What Happens When You Respond Versus React In Your Relationships


You can do a thousand things correctly, but it only takes one thoughtless mishap to destroy your relationships by allowing your emotions to take over your conscious mind and relationship goals.


Even though a partner, friend or co-worker may be unaware of how they have hurt you, it’s unhealthy to unleash your anger or anxiety onto the relationship regardless of the situation.


We are all responsible for our own emotional regulation.


The ultimate key to staying powerful in your relationship is learning to respond versus react.


Reacting is often an attack that comes from the ego, also known as a false narrative. It is often heightened emotion being projected onto the connection that can permanently damage or cause you to lose a person you deeply care about.

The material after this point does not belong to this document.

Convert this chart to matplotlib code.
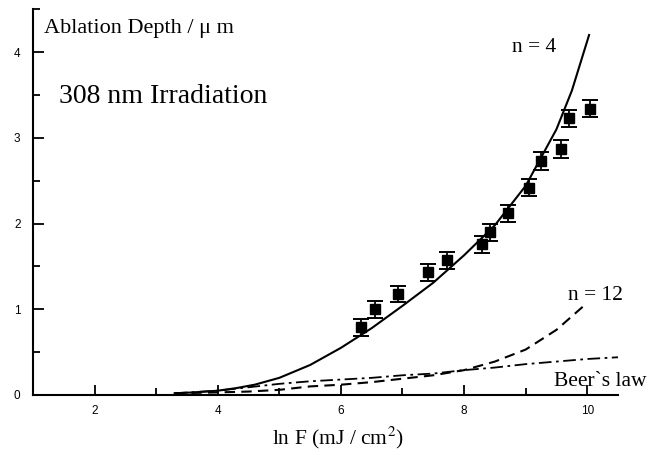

And, those who intentionally know where to provoke you for an emotional reaction are usually those who are aware of your so-called weaknesses. These people know exactly what your emotional wounds are which is why they continue to provoke you and maintain power in the connection.


Here Are Four Ways To Learn How To Respond During Times of Uncertainty:

1. Recognize Your Triggers

When you are aware of your emotional triggers or unresolved wounds this can help you gain clarity on what you need to heal. Most trigger responses are due to past experiences or childhood wounds that have yet to be resolved. Healing your past wounds not only allows you to take back power in your personal life and free yourself from the pain, but it also stops allowing others to weaponize your wounds against you in the present.


To better understand your triggers ask yourself these questions:

  • Am I experiencing emotional or physical rejection?

  • Am I being humiliated or embarrassed?

  • Am I being abandoned in the connection?

  • Are they betraying me?

  • Is what I’m experiencing an injustice?


Healing triggers often mean finding forgiveness for the past and developing a solid self-love and self-care routine. Only you have the power to heal you.


If you need a little extra guidance and support, then we are here to help.


2.Learn To Use The Power of Pause

The power of pause is when you are able to take control of your thoughts and not lash out with emotion. This may look like taking ten to twenty minutes to reflect on what has been said before responding.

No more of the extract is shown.